Experiments round table:

  • ATLAS reports ( raw view) -
    • Issues:
      • HC mass blacklisting on Friday due to ALRB root (10:40 - 11:55, GVA time). Solved and reverted.
      • Deletion failures at RAL-LCG2 (GGUS:164289)
        • xrootd gateway load distribution issues are being investigated
      • Transfers to NDGF-T1 fail with "transfered a partial file" (GGUS:164436)
        • storage pools restarted and given more memory
      • Transfers from TRIUMF-LCG2 failed with "File not found" (GGUS:164435)
        • files declared lost

  • CMS reports ( raw view) -
    • DC24 pre-challenge exercise (T0->T1 export), ATLAS & CMS in common, went rather successfully
    • Xavier has observed that SAM tests are failing for CMS since Friday. It's suspected that a test that is not in the critical profile is causing the errors. Christoph has followed up and the problem has presumably been already fixed but a ticket will be opened to track this.

  • ALICE
    • Lowish activity on average
    • ALICE disk SE at KIT was dysfunctional for a few days (GGUS:164535)
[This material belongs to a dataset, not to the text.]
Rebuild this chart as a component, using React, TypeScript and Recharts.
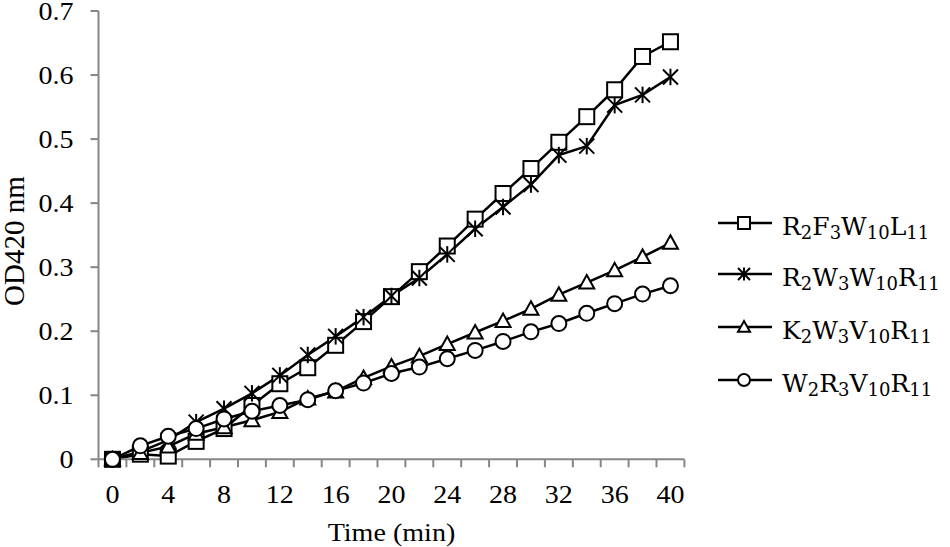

Sites / Services round table:

  • ASGC:
  • BNL:
    • Downtime on 19.12.2023 (EST) for 24 hours i.e. from 19.12.2023, 06:00 (CEST) till 20.12.2023, 06:00 (CEST)
      • Network intervention
      • US FTS update
      • No way to announce FTS downtime in OSG topology.
  • CNAF: NTR
  • EGI:
  • FNAL:
  • IN2P3:
    • LHCOPN link lost during pre-DC24 tests due to NREN intervention. Traffic has been automatically redirected on LHCONE link with no major incidence (few transfers lost) on pre-DC24 tests. LHCOPN was replugged this morning.
    • Site quarterly maintenance next week on Tuesday Dec. 12th:
      • update to dCache 9.2 -> SE in downtime on the morning ( GOCDB #34782)
      • update to HTCondor 9.0.19 -> CE in downtime the whole day ( GOCDB #34793)
      • maintenance on HPSS -> tape system in downtime for the whole day ( GOCDB #34795)
      • maintenance on network switch: update with no impact if everything goes well, but risky operation ( GODCB #34791)
  • JINR: NTR
  • KISTI:
  • KIT:
    • GGUS:163535 Many servers of the xrootd SE needed a reboot after the processes had turned into zombies (likely due to a GPFS bug that the upcoming downtime is supposed to fix).
    • Site downtime on Dec 6th/7th (GOCDB #34716)
  • NDGF:
    • Afternoon downtime on Thursday for dCache 9.2 upgrade. Hopefully only an hour or two: https://goc.egi.eu/portal/index.php?Page_Type=Downtime&id=34815
    • HPC2N compute data center lost cooling around 00:30 between Sunday - Monday, power was cut later when it overheated. Cooling restored around 03.
    • Lost a router Saturday at 2 am and it was restored at 7:30 AM.
    • Some problems with dcache pools crashing, operating system/ceph storage problems or similar issues
  • NL-T1: NTR
  • NRC-KI:
  • OSG:
  • PIC: PIC will be in OUTAGE from 12-12-2023 08:00 (PIC local time) until12-12-2023 15:00 (PIC local time). We will perform a dCache upgrade and a migration of the virtualization platform. HTCondor will be stopped at the beginning of the SD.
  • RAL: We wish to notify everyone of the existence of 2 new job queues that have been made live at RAL.

    These queues are:

    EL8
    EL9

    These queues, when used, will run jobs in a Rocky 8 or Rocky 9 container environment, respectively. For experiments, please do test jobs against these new queues and report back any issues or questions you may have. This does NOT change the default queue. The default queue for all jobs submitted to RAL is still the “EL7” queue.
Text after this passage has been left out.